Two Magnetic Loops (Part 2)

Nice follow-up.

An arbitrary point on the smaller loop is:

$\vec{r}_1 = R_1\cos{\theta_1} \hat{i} + R_1\sin{\theta_1} \hat{j} + 0 \hat{k}$

One of the larger loop is:

$\vec{r}_2 = 1 \hat{i}+ R_2\cos{\theta_2} \hat{j} + R_2\sin{\theta_2} \hat{k}$

$\vec{r} = \vec{r}_2 -\vec{r}_1$

The magnetic field due to a length element on the larger loop at a point on the smaller loop is:

$d\vec{B} = \frac{\mu_oI}{4\pi}\left(\frac{d\vec{r}_1\times\vec{r}}{\mid \vec{r} \mid^3}\right)$

Having found the magnetic field components, the next step is computing the magnetic force experienced by a length element of the smaller loop.
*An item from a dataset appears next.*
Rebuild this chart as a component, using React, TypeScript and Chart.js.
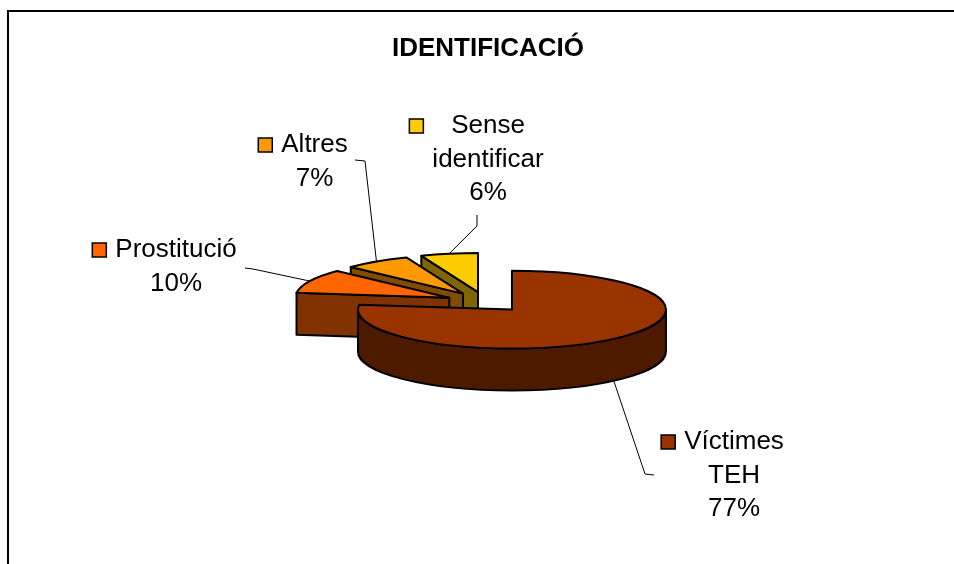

The expression is:

$d\vec{F} = dF_x \hat{i} +dF_y \hat{j} +dF_z \hat{k}$

$d\vec{F} = I (d\vec{r}_2\times d\vec{B})$

Substituting all expressions and simplifying gives:

$dF_x = \frac{1}{4\pi}\left(\frac{\sqrt{2}\,\sin\left(\theta _{2}\right)\,\left(\cos\left(\theta _{1}\right)-1\right)}{2\,{\left(3-2\,\cos\left(\theta _{2}\right)\,\sin\left(\theta _{1}\right)-\cos\left(\theta _{1}\right)\right)}^{3/2}}\right)d\theta_1 d\theta_2$

$dF_y = \frac{1}{4\pi}\left(\frac{2\,\cos\left(\theta _{1}\right)\,\cos\left(\theta _{2}\right)\,\sin\left(\theta _{2}\right)}{{\left(3-2\,\cos\left(\theta _{2}\right)\,\sin\left(\theta _{1}\right)-\cos\left(\theta _{1}\right)\right)}^{3/2}}\right)d\theta_1 d\theta_2$

$dFz = \frac{1}{4\pi}\left(\frac{2\,\cos\left(\theta _{1}\right)\,{\sin\left(\theta _{2}\right)}^2}{{\left(3-2\,\cos\left(\theta _{2}\right)\,\sin\left(\theta _{1}\right)-\cos\left(\theta _{1}\right)\right)}^{3/2}}\right)d\theta_1 d\theta_2$

The forces can then be computed by solving double integrals as both $\theta_1$ and $\theta_2$ vary from $0$ to $2\pi$ . The X and Y components of the force are zero. This is expected by virtue of the configuration of the loops. The Z component double integral evaluates to: $\boxed{F_z=0.1445}$ .